EXERCISE TASK: Copy word for word the lines in the records below, starting at the line with "Output the Python" and ending at the line with "bin_width = 0.005". Skip the pictures.

DATA FOR PROCESSING:
▼
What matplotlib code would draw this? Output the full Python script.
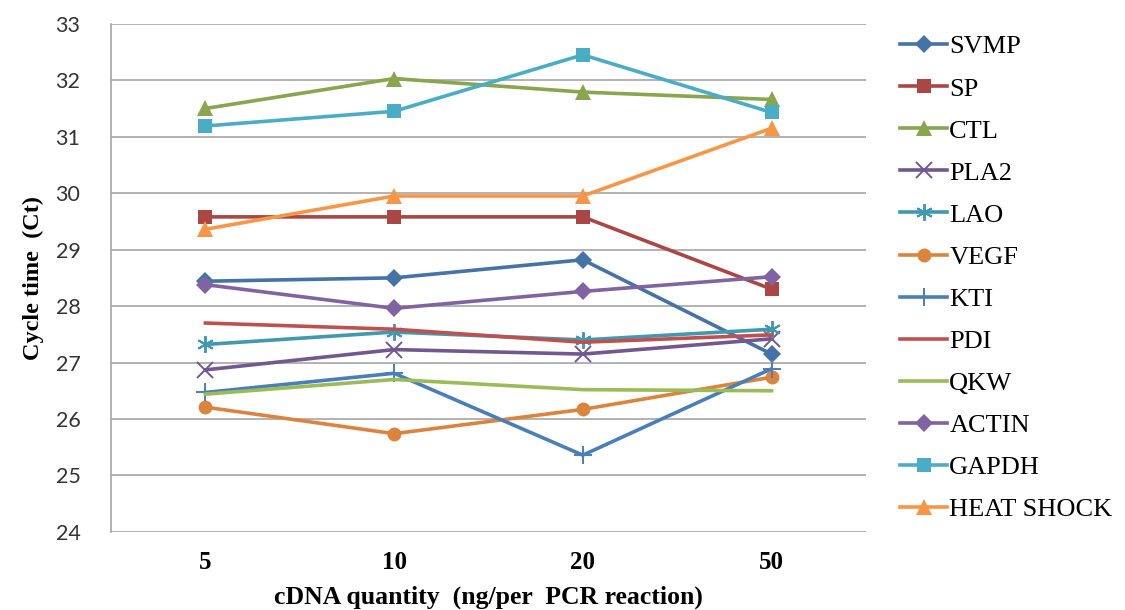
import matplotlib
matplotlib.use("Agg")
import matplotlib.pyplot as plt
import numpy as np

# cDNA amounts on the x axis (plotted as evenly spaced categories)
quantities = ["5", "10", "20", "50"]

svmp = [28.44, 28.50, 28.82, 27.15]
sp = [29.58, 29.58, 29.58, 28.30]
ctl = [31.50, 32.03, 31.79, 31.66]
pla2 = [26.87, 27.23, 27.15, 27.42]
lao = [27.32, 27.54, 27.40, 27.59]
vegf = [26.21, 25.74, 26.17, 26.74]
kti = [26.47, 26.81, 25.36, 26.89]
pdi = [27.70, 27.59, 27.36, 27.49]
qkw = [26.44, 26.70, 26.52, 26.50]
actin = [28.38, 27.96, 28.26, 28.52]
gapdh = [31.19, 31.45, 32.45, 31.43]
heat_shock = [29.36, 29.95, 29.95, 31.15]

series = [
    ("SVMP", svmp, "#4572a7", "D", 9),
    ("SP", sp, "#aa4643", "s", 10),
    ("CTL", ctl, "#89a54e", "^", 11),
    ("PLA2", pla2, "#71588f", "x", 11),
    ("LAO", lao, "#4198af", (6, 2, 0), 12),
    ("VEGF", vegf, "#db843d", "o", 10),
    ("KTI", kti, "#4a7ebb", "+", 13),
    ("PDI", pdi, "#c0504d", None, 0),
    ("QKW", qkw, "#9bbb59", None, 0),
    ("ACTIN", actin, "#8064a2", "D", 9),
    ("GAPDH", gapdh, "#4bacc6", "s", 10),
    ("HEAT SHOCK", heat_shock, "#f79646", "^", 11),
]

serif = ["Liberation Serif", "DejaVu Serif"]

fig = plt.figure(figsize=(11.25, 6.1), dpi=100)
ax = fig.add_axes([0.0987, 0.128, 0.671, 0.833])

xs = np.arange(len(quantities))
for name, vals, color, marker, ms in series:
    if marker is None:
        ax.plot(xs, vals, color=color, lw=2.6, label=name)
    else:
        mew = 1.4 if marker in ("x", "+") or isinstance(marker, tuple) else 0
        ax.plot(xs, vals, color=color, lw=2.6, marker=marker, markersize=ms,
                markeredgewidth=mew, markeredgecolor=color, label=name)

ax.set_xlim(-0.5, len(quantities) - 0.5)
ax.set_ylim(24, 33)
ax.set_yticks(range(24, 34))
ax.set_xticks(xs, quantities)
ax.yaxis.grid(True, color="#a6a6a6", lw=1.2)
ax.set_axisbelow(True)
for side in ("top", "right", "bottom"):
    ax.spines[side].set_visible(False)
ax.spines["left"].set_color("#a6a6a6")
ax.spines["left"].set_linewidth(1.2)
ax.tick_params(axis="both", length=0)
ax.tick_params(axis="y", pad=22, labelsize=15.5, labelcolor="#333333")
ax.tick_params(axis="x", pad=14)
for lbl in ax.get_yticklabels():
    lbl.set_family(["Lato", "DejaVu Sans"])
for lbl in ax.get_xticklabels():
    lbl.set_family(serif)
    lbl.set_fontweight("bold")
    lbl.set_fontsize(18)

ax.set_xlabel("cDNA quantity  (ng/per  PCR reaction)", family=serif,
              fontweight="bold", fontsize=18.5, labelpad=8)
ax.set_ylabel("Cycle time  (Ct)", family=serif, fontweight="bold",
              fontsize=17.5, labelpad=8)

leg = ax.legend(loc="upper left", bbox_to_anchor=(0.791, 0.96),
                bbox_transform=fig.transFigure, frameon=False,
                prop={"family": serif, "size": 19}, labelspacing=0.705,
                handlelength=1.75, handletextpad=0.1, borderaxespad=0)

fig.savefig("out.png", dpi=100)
▲
▼
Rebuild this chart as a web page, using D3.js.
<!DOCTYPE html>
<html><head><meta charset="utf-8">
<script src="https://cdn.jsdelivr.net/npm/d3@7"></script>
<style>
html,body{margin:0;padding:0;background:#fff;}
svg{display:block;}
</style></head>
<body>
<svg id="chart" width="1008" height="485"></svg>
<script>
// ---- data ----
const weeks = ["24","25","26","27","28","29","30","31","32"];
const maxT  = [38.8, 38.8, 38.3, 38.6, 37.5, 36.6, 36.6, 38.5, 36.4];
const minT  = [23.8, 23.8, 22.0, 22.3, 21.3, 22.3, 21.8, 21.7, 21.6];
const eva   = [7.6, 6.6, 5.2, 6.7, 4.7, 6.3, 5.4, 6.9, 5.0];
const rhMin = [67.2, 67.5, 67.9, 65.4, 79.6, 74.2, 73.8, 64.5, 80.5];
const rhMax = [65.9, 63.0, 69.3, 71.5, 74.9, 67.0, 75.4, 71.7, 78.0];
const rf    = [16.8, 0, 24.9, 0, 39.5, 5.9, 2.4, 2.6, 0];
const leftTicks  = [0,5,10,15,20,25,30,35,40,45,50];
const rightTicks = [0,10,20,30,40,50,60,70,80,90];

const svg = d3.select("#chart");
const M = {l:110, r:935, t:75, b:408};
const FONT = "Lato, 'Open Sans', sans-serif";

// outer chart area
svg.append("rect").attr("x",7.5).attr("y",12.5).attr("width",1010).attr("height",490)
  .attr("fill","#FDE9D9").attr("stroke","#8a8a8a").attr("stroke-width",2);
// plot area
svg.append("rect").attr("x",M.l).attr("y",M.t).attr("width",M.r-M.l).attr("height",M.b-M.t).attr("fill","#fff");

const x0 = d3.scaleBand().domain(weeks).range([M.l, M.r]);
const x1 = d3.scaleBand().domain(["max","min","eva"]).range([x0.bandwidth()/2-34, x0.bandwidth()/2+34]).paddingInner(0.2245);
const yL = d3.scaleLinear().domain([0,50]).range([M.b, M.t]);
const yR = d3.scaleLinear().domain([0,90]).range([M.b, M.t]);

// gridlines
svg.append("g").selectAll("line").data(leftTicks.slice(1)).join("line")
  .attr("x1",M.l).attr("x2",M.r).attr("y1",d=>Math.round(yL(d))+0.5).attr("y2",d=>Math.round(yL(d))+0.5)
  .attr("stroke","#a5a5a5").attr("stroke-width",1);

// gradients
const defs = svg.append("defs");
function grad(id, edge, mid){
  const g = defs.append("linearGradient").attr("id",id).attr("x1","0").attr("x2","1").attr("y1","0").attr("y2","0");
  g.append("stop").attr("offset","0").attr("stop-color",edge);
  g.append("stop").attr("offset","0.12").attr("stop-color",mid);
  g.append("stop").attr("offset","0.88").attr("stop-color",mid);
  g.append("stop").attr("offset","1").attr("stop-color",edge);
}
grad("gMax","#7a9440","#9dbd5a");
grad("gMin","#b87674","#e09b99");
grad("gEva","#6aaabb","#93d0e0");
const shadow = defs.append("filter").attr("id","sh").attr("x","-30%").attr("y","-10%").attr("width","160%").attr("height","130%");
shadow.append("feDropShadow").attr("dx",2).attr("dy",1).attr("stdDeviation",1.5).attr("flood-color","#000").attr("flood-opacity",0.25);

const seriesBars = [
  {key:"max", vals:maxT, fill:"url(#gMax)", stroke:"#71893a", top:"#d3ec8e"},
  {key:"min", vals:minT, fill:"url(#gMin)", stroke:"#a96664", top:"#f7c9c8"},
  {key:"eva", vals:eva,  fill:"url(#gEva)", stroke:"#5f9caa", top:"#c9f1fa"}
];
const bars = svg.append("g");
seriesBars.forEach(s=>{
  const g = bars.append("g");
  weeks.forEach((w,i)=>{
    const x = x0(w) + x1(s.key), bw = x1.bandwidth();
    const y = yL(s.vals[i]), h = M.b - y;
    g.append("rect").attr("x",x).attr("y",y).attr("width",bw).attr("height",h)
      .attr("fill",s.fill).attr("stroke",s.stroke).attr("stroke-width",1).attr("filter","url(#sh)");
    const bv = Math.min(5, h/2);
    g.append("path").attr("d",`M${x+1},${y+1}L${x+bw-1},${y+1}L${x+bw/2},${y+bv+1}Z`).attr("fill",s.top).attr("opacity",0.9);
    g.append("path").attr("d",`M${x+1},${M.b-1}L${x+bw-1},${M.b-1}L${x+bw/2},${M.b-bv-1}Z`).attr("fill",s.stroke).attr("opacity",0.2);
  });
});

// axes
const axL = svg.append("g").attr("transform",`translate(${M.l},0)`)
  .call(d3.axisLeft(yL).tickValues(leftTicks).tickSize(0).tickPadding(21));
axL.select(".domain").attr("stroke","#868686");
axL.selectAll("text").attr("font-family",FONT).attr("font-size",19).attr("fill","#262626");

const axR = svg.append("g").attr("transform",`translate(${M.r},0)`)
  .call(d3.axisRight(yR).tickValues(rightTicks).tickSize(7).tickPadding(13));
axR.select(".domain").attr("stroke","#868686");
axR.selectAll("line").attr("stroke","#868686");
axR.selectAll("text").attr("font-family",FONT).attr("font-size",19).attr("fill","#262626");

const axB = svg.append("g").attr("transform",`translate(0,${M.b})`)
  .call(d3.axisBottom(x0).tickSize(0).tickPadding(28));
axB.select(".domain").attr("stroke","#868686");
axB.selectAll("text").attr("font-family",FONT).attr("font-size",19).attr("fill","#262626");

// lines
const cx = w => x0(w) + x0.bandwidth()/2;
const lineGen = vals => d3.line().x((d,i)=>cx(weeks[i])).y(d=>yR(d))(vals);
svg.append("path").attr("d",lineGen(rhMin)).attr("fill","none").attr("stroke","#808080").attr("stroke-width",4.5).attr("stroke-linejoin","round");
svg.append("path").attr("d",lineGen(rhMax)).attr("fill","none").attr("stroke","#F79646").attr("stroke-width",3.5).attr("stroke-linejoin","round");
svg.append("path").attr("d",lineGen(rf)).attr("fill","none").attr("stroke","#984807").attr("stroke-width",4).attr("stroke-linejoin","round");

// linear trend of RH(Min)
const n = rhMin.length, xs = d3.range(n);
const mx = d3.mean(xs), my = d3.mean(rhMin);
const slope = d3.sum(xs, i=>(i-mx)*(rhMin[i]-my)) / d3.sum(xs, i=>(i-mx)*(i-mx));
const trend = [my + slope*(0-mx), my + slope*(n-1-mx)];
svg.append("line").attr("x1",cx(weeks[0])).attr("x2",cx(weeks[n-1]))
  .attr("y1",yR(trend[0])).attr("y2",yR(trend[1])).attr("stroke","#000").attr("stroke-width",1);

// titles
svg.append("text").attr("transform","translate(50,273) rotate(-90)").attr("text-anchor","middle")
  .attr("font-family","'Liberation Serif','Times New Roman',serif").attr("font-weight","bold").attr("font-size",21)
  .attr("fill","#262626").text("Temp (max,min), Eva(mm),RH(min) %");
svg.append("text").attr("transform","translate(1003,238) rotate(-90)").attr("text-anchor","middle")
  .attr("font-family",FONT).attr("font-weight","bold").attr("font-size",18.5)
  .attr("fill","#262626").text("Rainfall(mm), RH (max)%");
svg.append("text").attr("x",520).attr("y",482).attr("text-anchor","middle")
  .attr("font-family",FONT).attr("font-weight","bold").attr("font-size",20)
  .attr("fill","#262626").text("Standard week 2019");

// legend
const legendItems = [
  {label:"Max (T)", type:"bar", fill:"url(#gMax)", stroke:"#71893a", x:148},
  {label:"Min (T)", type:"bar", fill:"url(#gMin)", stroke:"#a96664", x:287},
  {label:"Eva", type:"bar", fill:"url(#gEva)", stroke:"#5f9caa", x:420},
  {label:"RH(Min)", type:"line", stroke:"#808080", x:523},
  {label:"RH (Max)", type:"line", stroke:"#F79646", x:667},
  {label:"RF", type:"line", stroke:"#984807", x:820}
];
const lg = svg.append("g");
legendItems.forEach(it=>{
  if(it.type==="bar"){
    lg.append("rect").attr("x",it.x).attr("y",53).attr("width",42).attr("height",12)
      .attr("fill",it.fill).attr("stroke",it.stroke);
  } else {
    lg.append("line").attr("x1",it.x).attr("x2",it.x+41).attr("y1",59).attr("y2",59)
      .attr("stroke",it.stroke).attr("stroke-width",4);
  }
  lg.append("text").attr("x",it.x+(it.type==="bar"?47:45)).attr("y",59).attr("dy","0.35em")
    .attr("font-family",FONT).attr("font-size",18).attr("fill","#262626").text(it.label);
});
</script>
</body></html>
▲
▼
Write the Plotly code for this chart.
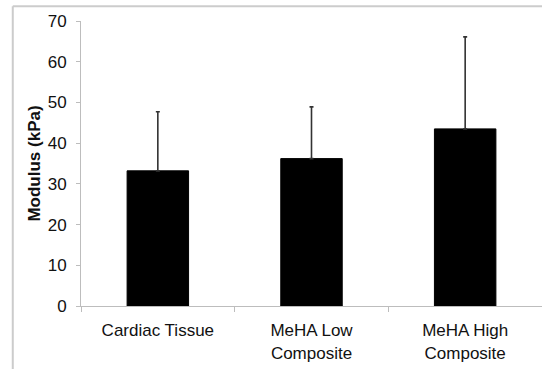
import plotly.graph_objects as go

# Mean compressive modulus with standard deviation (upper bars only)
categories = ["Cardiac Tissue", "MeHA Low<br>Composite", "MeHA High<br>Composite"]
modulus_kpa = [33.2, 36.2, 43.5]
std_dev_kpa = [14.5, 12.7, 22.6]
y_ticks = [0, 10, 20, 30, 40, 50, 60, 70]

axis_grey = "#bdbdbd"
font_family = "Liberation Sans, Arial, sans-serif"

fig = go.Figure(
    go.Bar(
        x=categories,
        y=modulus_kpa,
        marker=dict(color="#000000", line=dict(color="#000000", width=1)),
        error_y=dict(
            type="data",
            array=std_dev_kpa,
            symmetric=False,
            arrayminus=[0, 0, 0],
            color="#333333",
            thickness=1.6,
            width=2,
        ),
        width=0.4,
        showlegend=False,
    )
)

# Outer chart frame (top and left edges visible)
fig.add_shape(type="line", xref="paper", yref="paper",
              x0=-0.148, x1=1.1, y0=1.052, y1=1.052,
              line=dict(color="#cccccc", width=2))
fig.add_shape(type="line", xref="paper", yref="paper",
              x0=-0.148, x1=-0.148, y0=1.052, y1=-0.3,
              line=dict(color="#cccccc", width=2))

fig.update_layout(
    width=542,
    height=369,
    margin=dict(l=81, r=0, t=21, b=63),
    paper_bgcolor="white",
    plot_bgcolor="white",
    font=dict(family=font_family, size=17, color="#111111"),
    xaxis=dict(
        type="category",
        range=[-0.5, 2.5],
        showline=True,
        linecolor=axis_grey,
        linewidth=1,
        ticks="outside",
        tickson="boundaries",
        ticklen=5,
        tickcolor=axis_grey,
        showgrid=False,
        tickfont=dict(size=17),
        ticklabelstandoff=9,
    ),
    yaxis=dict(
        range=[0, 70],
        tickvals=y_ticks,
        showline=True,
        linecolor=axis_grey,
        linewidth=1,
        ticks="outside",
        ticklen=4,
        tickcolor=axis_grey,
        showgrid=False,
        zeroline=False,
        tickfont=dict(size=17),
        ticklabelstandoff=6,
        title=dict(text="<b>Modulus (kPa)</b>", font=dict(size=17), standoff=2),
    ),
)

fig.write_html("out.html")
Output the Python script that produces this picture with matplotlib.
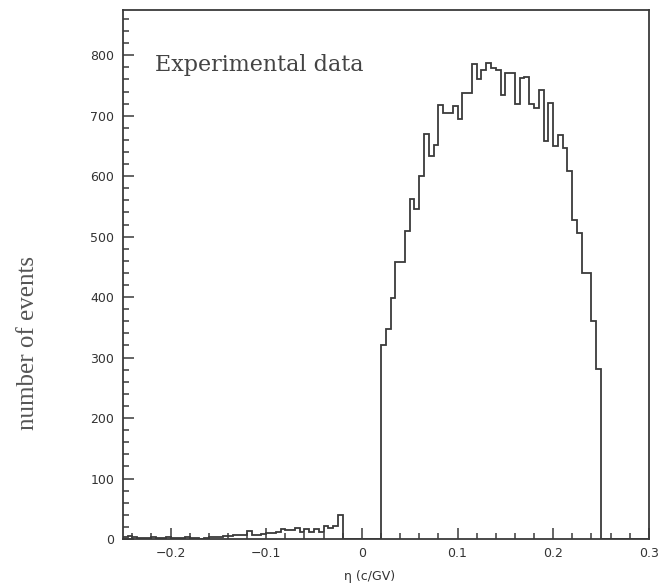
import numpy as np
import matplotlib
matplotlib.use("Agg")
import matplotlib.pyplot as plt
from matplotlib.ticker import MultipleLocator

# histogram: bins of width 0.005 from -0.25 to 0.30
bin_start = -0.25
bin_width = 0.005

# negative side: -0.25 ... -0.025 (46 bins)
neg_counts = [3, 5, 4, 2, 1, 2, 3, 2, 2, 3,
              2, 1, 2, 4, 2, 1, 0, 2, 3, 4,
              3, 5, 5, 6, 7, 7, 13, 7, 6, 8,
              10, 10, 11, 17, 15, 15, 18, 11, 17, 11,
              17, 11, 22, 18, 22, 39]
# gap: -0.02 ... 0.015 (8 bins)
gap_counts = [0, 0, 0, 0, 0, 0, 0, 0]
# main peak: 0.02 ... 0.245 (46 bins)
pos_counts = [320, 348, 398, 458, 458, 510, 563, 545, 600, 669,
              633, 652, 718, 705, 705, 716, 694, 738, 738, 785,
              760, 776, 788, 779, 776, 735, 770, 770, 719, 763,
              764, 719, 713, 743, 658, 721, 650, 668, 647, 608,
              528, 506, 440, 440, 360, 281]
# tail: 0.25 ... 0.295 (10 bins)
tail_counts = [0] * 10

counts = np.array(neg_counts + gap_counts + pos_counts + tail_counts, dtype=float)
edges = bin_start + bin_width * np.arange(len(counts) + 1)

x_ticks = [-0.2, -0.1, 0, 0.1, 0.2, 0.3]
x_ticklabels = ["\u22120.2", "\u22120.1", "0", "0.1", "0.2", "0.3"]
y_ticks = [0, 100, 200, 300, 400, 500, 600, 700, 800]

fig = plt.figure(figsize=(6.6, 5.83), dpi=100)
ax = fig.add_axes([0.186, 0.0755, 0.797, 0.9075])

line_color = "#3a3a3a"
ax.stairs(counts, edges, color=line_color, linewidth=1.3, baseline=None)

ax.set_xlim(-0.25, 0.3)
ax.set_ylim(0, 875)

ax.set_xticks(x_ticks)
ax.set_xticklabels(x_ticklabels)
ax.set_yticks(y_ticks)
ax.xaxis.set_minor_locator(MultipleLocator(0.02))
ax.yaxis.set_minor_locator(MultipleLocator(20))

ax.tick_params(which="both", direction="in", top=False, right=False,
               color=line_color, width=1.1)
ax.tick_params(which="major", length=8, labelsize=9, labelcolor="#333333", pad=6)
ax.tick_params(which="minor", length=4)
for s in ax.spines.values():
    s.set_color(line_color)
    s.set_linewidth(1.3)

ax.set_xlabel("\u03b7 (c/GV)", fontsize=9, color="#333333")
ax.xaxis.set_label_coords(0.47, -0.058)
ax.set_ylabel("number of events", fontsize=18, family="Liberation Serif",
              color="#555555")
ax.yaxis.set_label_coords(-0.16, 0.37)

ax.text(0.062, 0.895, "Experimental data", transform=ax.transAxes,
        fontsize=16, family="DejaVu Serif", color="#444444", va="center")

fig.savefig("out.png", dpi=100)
▲
EXPECTED ANSWER:
Output the Python script that produces this picture with matplotlib.
import numpy as np
import matplotlib
matplotlib.use("Agg")
import matplotlib.pyplot as plt
from matplotlib.ticker import MultipleLocator

# histogram: bins of width 0.005 from -0.25 to 0.30
bin_start = -0.25
bin_width = 0.005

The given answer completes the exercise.